和歌山県議会議長と懇談した時のことです。議長の若い頃は建設業を経営していて、一代で地域のトップ企業へと上り詰めたそうです。厳しい競争を勝ち抜くことに価値観を有していたのですが、ある時、自分を育ててくれた地域のために貢献する時期に差し掛かっていると感じ、無借金経営で業績の良い自分の会社を閉めることに決めたのです。そして県議会議員への道を歩き始めたことを知りました。

「利益を追求する仕事は楽しいものでしたが、利益を得てそれ以上を求めることに価値を見出せませんでした。それよりも利益を与えてくれた地域に恩返しをしたいと思いました」という思いから、政治の道へと進路を変更したのです。

「県議会議員になって良かったと思うことがあります。それは日々、感謝の気持ちで生きていることです。事業をしていた時は利益を生み出すことや仕事を獲得することに全力を傾けていたので、人に感謝することはありませんでした。ところが議員にならせてもらって気づきました。一人の力では何もできないということを。議会活動をさせてもらっていることへの感謝、話を聞かせてもらっていることへの感謝などを感じています。議員になっていなければ、今のように皆さんに感謝の気持ちを持てたかどうか分かりません」という話を聞かせてもらいました。

私も全く同じ意見で、議員に送り出してもらっていることに感謝していますし、日々の活動は感謝することばかりです。周囲に支援してくれる人がいなければ議員活動は成立しません。一人の意思、一人の思い、一人の行動で社会を動かすことはできないからです。種火として一人の意思や行動は絶対に必要ですが、現実社会で思いを実現させるためには、それを周囲に伝播させ大きなモノにしていく必要があります。現実社会で実現させるためには一人の力、個人の能力は関係ありません。どれだけ周囲の皆さんと一緒に思いを共有でき、実行できるかに懸かっています。

周囲の皆さんと一緒に使命を果すために必要なものが感謝の気持ちなのです。感謝の気持ちこそ、いつまでも持ち続けるべき心です。そして議員として活動をしていると、感謝の気持ちを持ち続けることができます。それは毎日のように多くの人出会い、励まされ、皆さんに支援してもらっていることを実感できるからです。
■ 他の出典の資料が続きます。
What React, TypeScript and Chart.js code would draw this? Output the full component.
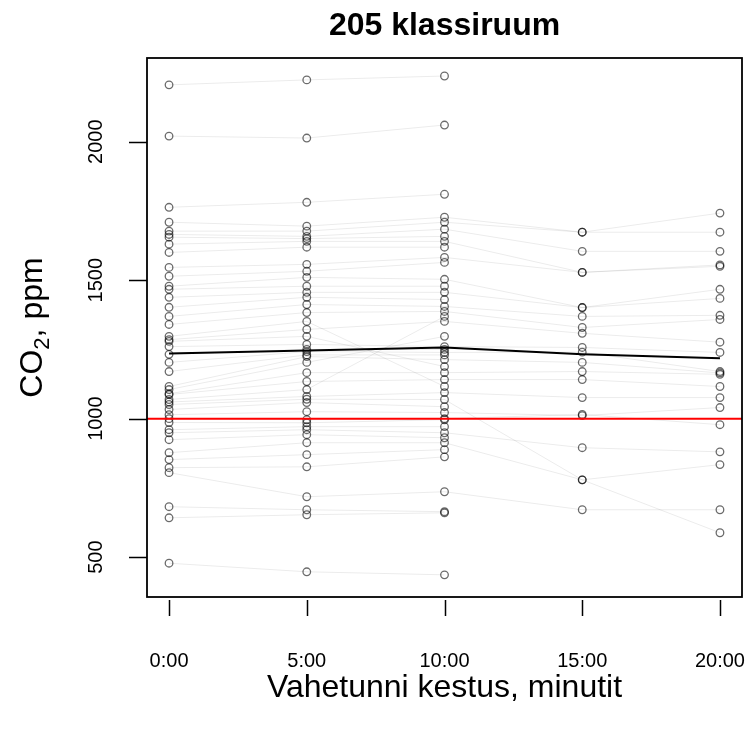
import React, { useEffect, useRef } from "react";
import { Chart, registerables } from "chart.js";

Chart.register(...registerables);

// ---- data ----
const times = [0, 5, 10, 15, 20];
const xTickLabels = ["0:00", "5:00", "10:00", "15:00", "20:00"];
const yTicks = [500, 1000, 1500, 2000];

// one entry per break (session); null = no measurement at that minute
const co2At0 = [2205, 2020, 1763, 1709, 1677, 1665, 1655, 1630, 1600, 1546, 1514, 1478, 1467, 1438, 1402, 1369, 1340, 1297, 1285, 1279, 1260, 1232, 1203, 1170, 1116, 1105, 1090, 1087, 1069, 1060, 1051, 1033, 1014, 1000, 986, 960, 949, 924, 877, 852, 823, 805, 682, 642, 478];
const co2At5 = [2223, 2013, 1781, 1695, 1677, 1658, 1650, 1640, 1619, 1557, 1532, 1510, 1478, 1456, 1438, 1412, 1383, 1351, 1322, 1297, 1268, 1250, 1242, 1230, 1224, 1203, 1166, 1134, 1105, 1080, 1070, 1058, 1025, 996, 985, 971, 960, 942, 913, 870, 826, 718, 671, 653, 447];
const co2At10 = [2237, 2060, 1810, 1727, 1709, 1684, 1658, 1640, 1619, 1582, 1564, 1503, 1478, 1456, 1430, 1405, 1387, 1116, 1351, 1188, 1260, 1250, 1239, 1230, 1213, 1297, 1166, 1141, 1369, 1094, 1069, 1043, 1022, 1000, 996, 971, 949, 931, 913, 888, 862, 736, 664, 660, 436];
const co2At15 = [null, null, null, 1673, 1673, 1604, null, 1528, null, 1528, null, 1401, null, 1401, null, 1369, 1329, null, 1308, null, 1257, null, 1240, null, 1203, null, 1170, 1141, null, 1076, 779, null, 1011, 1015, null, null, 895, null, 779, null, null, 671, null, null, null];
const co2At20 = [null, null, null, 1742, 1673, 1604, null, 1555, null, 1550, null, 1467, null, 1434, null, 1373, 1358, null, 1276, null, 1239, null, 1170, null, 1165, null, 1160, 1116, null, 1076, 588, null, 1040, 978, null, null, 880, null, 834, null, null, 671, null, null, null];

const meanCo2 = [1235, 1246, 1257, 1232, 1218];
const threshold = 1000;

const xMin = -0.8;
const xMax = 20.8;
const yMin = 356;
const yMax = 2302;

const FONT = '"Liberation Sans", Arial, sans-serif';

const rAxesPlugin = {
  id: "rAxes",
  afterDraw(chart: any) {
    const { ctx, chartArea: a, scales } = chart;
    const xs = scales.x;
    const ys = scales.y;
    ctx.save();
    ctx.strokeStyle = "#000";
    ctx.lineWidth = 1.8;
    ctx.strokeRect(a.left, a.top, a.right - a.left, a.bottom - a.top);

    ctx.lineWidth = 1.5;
    ctx.beginPath();
    times.forEach((t) => {
      const px = Math.round(xs.getPixelForValue(t)) + 0.5;
      ctx.moveTo(px, a.bottom + 3);
      ctx.lineTo(px, a.bottom + 19);
    });
    yTicks.forEach((v) => {
      const py = Math.round(ys.getPixelForValue(v)) + 0.5;
      ctx.moveTo(a.left - 18, py);
      ctx.lineTo(a.left, py);
    });
    ctx.stroke();

    ctx.fillStyle = "#000";
    ctx.textAlign = "center";
    ctx.textBaseline = "middle";
    ctx.font = `20px ${FONT}`;
    times.forEach((t, i) => {
      ctx.fillText(xTickLabels[i], xs.getPixelForValue(t), 661);
    });
    yTicks.forEach((v) => {
      ctx.save();
      ctx.translate(96, ys.getPixelForValue(v));
      ctx.rotate(-Math.PI / 2);
      ctx.fillText(String(v), 0, 0);
      ctx.restore();
    });

    const cx = (a.left + a.right) / 2;
    ctx.font = `bold 32px ${FONT}`;
    ctx.fillText("205 klassiruum", cx, 26);

    ctx.font = `32px ${FONT}`;
    ctx.fillText("Vahetunni kestus, minutit", cx, 688);

    // y title with subscript
    ctx.save();
    ctx.translate(42, (a.top + a.bottom) / 2);
    ctx.rotate(-Math.PI / 2);
    ctx.textAlign = "left";
    ctx.textBaseline = "alphabetic";
    const f1 = `32px ${FONT}`;
    const f2 = `22px ${FONT}`;
    ctx.font = f1;
    const w1 = ctx.measureText("CO").width;
    const w3 = ctx.measureText(", ppm").width;
    ctx.font = f2;
    const w2 = ctx.measureText("2").width;
    const x0 = -(w1 + w2 + w3) / 2;
    ctx.font = f1;
    ctx.fillText("CO", x0, 0);
    ctx.font = f2;
    ctx.fillText("2", x0 + w1, 7);
    ctx.font = f1;
    ctx.fillText(", ppm", x0 + w1 + w2, 0);
    ctx.restore();

    ctx.restore();
  },
};

export default function App() {
  const ref = useRef<HTMLCanvasElement | null>(null);

  useEffect(() => {
    const canvas = ref.current;
    if (!canvas) return;
    const columns = [co2At0, co2At5, co2At10, co2At15, co2At20];
    const datasets: any[] = [];

    datasets.push({
      data: [
        { x: xMin, y: threshold },
        { x: xMax, y: threshold },
      ],
      borderColor: "#ff0000",
      borderWidth: 2,
      pointRadius: 0,
      order: 0,
    });
    datasets.push({
      data: meanCo2.map((v, i) => ({ x: times[i], y: v })),
      borderColor: "#000000",
      borderWidth: 2,
      pointRadius: 0,
      order: 1,
    });

    for (let s = 0; s < co2At0.length; s++) {
      const pts: { x: number; y: number }[] = [];
      columns.forEach((col, i) => {
        const v = col[s];
        if (v !== null && v !== undefined) pts.push({ x: times[i], y: v as number });
      });
      datasets.push({
        data: pts,
        borderColor: "rgba(0,0,0,0.08)",
        borderWidth: 1,
        pointRadius: 3.8,
        pointBorderWidth: 1.3,
        pointBorderColor: "rgba(0,0,0,0.58)",
        pointBackgroundColor: "rgba(0,0,0,0)",
        order: 2,
      });
    }

    const chart = new Chart(canvas, {
      type: "line",
      data: { datasets },
      options: {
        animation: false,
        responsive: false,
        devicePixelRatio: 1,
        layout: { padding: { left: 147, right: 10, top: 58, bottom: 134 } },
        scales: {
          x: { type: "linear", min: xMin, max: xMax, display: false },
          y: { type: "linear", min: yMin, max: yMax, display: false },
        },
        elements: { line: { tension: 0 } },
        plugins: {
          legend: { display: false },
          tooltip: { enabled: false },
          title: { display: false },
        },
      },
      plugins: [rAxesPlugin],
    } as any);

    return () => chart.destroy();
  }, []);

  return (
    <div style={{ position: "absolute", left: 0, top: 0, width: 752, height: 731, background: "#fff" }}>
      <canvas ref={ref} width={752} height={731} style={{ display: "block" }} />
    </div>
  );
}
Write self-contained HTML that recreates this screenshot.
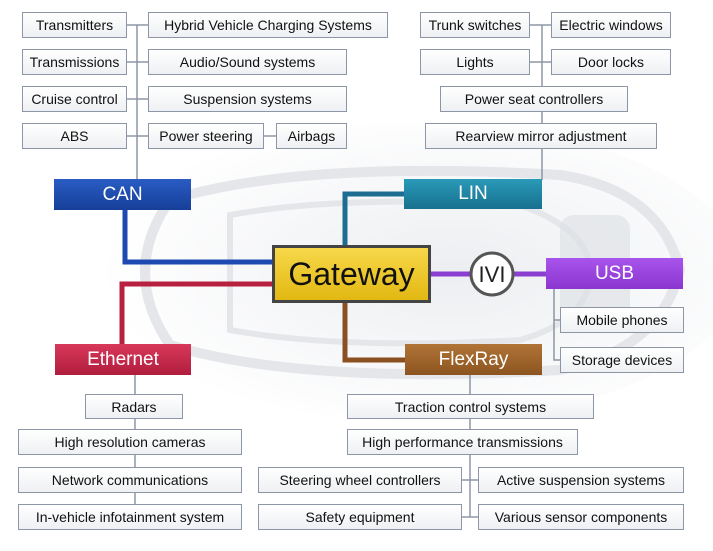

議員としての資質は、感謝の気持ちを持てる人物かどうかだと思います。議長からは、「常に心掛けているのは、実るほど頭を垂れる稲穂であること」だと聞かせてもらいました。常に謙虚で、感謝の気持ちを持つことが議員として必要な素養なのです。

人は社会で成長していくものです。青い時代は天高く伸びる姿勢が必要ですが、成長するにつれて人生は黄金色に稲穂が実り始めます。そんな時こそ周囲を見渡して、謙虚に、感謝の気持ちを持ち続けることが大事なことです。

社会が評価するのは人より高く伸びた茎ではありません。社会から評価されるのは実って頭を垂れている姿です。社会でみんなから欲せられる果実を実らせることが評価対象となるのです。上へ上へと高く伸びるよりも、実を実らせることが人として生きる道だと思うのです。やがて黄金の実は社会に解き放たれ、社会という大地に実を実らせる種になります。

一人で成果を出して終えることよりも、実を実らせて社会に種を蒔くことが尊いのです。